Figure 15. Maximum Shear Force for G+7 Story Square Building for Earthquake (a) El-centro (b) Uttarkashi (c) Dharmshala (d) Kocaeli (e) Parkfield

In this research the diverse effect of soil-structure interaction on infill strut panel are considered. RC structure with regarding to the loading of 3.1 m floor to floor height with base measurement 8 m × 8 m is examined for the impact of soil structure interface by utilizing Drucker- Prager model nonlinear in Ansys-15 with and without infill strut panel. From above results, it can be concluded that,

• Time period influence the earthquake reaction of the structure, since time period increases with consideration of SSI where as time period decreases with consideration of infill strut panel.
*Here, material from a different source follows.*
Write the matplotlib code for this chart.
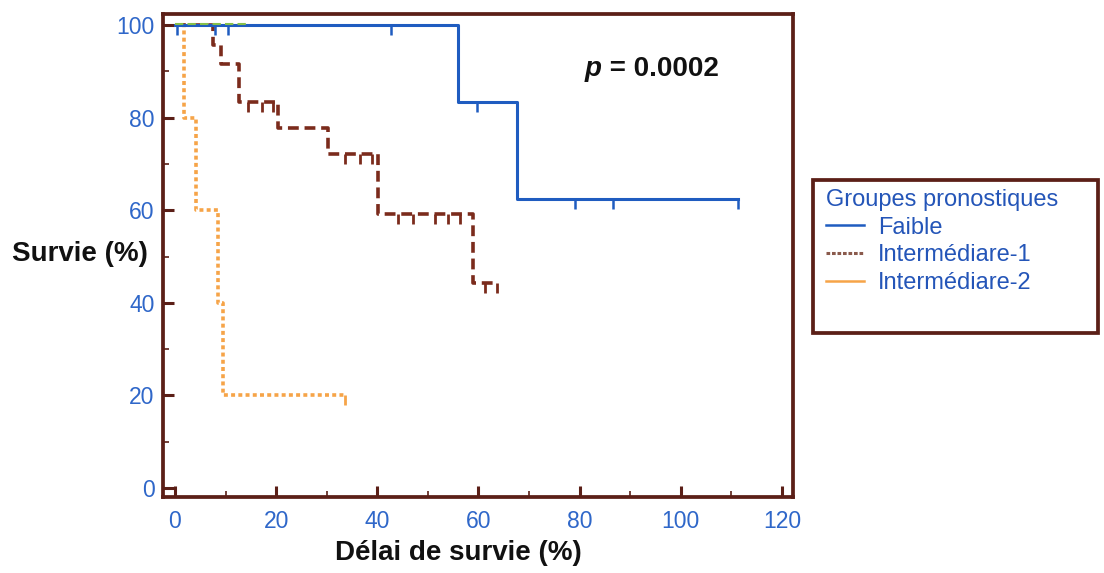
import numpy as np
import matplotlib
matplotlib.use('Agg')
import matplotlib.pyplot as plt
from matplotlib.lines import Line2D
from matplotlib.patches import Rectangle
from matplotlib.markers import TICKDOWN

plt.rcParams['font.family'] = ['Liberation Sans', 'DejaVu Sans']

# ---------------- data ----------------
groups = ["Faible", "Intermédiare-1", "Intermédiare-2"]
legend_title = "Groupes pronostiques"

faible_t = [0, 56.0, 67.6, 111.3]
faible_s = [100, 83.3, 62.5, 62.5]
faible_c = [0.4, 8.0, 10.5, 42.7, 59.7, 79.0, 86.6, 111.3]

int1_t = [0, 7.5, 9.0, 12.6, 20.4, 30.2, 40.1, 58.9, 63.6]
int1_s = [100, 95.8, 91.7, 83.3, 77.8, 72.2, 59.1, 44.3, 44.3]
int1_c = [14.4, 17.2, 19.4, 33.6, 36.6, 38.9, 44.1, 47.1, 51.4, 54.0, 56.3, 61.3, 63.6]

int2_t = [0, 1.8, 4.2, 8.5, 9.5, 33.6]
int2_s = [100, 80, 60, 40, 20, 20]
int2_c = [33.6]

other_t = [0, 14.0]
other_s = [100, 100]

x_ticks = [0, 20, 40, 60, 80, 100, 120]
y_ticks = [0, 20, 40, 60, 80, 100]
x_label = "Délai de survie (%)"
y_label = "Survie (%)"
p_text = "p"
p_value = " = 0.0002"

# ---------------- style ----------------
C_BLUE = "#1f5cc0"
C_BROWN = "#7b2b1c"
C_ORANGE = "#f6a448"
C_GREEN = "#86c04a"
C_FRAME = "#5b1f17"
C_TICK = "#2f67c9"
C_LEG = "#2455b8"

W, H = 1104, 573
fig = plt.figure(figsize=(W / 100, H / 100), dpi=100)
ax = fig.add_axes([163 / W, (H - 497) / H, 630 / W, 483 / H])
ax.set_xlim(-2.37, 122.2)
ax.set_ylim(-1.94, 102.4)


def surv_at(t, s, c):
    t = np.asarray(t)
    s = np.asarray(s)
    idx = np.searchsorted(t, np.asarray(c), side='right') - 1
    return s[idx]


# curves
ax.step(other_t, np.asarray(other_s) + 0.3, where='post', color=C_GREEN, lw=1.5,
        ls=(0, (4, 2)), zorder=6)
ax.step(int2_t, int2_s, where='post', color=C_ORANGE, lw=2.6, ls=(0, (1.1, 0.9)), zorder=3)
ax.plot(int2_c, surv_at(int2_t, int2_s, int2_c), ls='none', marker=TICKDOWN,
        ms=7, mew=2, color=C_ORANGE, zorder=3)
ax.step(int1_t, int1_s, where='post', color=C_BROWN, lw=2.6, ls=(0, (3, 1.6)), zorder=4)
ax.plot(int1_c, surv_at(int1_t, int1_s, int1_c), ls='none', marker=TICKDOWN,
        ms=7, mew=2, color=C_BROWN, zorder=4)
ax.step(faible_t, faible_s, where='post', color=C_BLUE, lw=2.2, zorder=5)
ax.plot(faible_c, surv_at(faible_t, faible_s, faible_c), ls='none', marker=TICKDOWN,
        ms=7, mew=1.8, color=C_BLUE, zorder=5)

# axes styling
for sp in ax.spines.values():
    sp.set_color(C_FRAME)
    sp.set_linewidth(2.7)
ax.set_xticks(x_ticks)
ax.set_yticks(y_ticks)
ax.set_xticks(np.arange(0, 121, 10), minor=True)
ax.set_yticks(np.arange(0, 101, 10), minor=True)
ax.tick_params(which='major', direction='in', length=8, width=2.2, color=C_FRAME,
               labelsize=16.5, labelcolor=C_TICK, top=False, right=False)
ax.tick_params(which='minor', direction='in', length=4, width=1.2, color=C_FRAME,
               top=False, right=False)
ax.tick_params(axis='x', which='major', pad=9)
ax.tick_params(axis='y', which='major', pad=6)

# labels
fig.text(12 / W, 1 - 254 / H, y_label, ha='left', va='center', fontsize=20,
         fontweight='bold', color='#111111')
fig.text(458 / W, 1 - 553 / H, x_label, ha='center', va='center', fontsize=20,
         fontweight='bold', color='#111111')

# p-value
tp = fig.text(585 / W, 1 - 76 / H, p_text, ha='left', va='baseline', fontsize=20,
              fontweight='bold', fontstyle='italic', color='#111111')
ax.annotate(p_value, xy=(1, 0), xycoords=tp, ha='left', va='bottom', fontsize=20,
            fontweight='bold', color='#111111')

# legend
handles = [
    Line2D([], [], color=C_BLUE, lw=1.8),
    Line2D([], [], color='#8a5a4c', lw=2.2, ls=(0, (1.2, 0.6))),
    Line2D([], [], color=C_ORANGE, lw=1.8),
]
leg = fig.legend(handles, groups, title=legend_title, loc='upper left',
                 bbox_to_anchor=(826 / W, 1 - 189 / H), frameon=False,
                 fontsize=17, title_fontsize=17, labelcolor=C_LEG,
                 alignment='left', borderpad=0, handlelength=1.6,
                 handletextpad=0.6, labelspacing=0.24, borderaxespad=0)
leg.get_title().set_color(C_LEG)

fig.patches.append(Rectangle((813 / W, 1 - 333 / H), 285 / W, 153 / H,
                             transform=fig.transFigure, fill=False,
                             ec=C_FRAME, lw=2.7))

fig.savefig('out.png', dpi=100)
• Deformation besides increases with consideration of SSI where as reducing consideration of infill strut panel.
• From ratio between bare frame and strut frame, it has been observed that maximum axial force, bending moment, shear force decreases after introducing infill strut panel.
• From ratio between bare frame with SSI and strut frame with SSI, it has been observed that maximum axial force, bending moment; shear force increases due to effect of SSI. For as much as strut frame with SSI decreases the axial force, shear force, bending moment.
• From above consequences, it is concluded that the strut frame results more as balance to a bare frame. And bare frame with SSI results more as balance to a strut frame with SSI. So we can convey that strut frame with SSI results are much more to another model.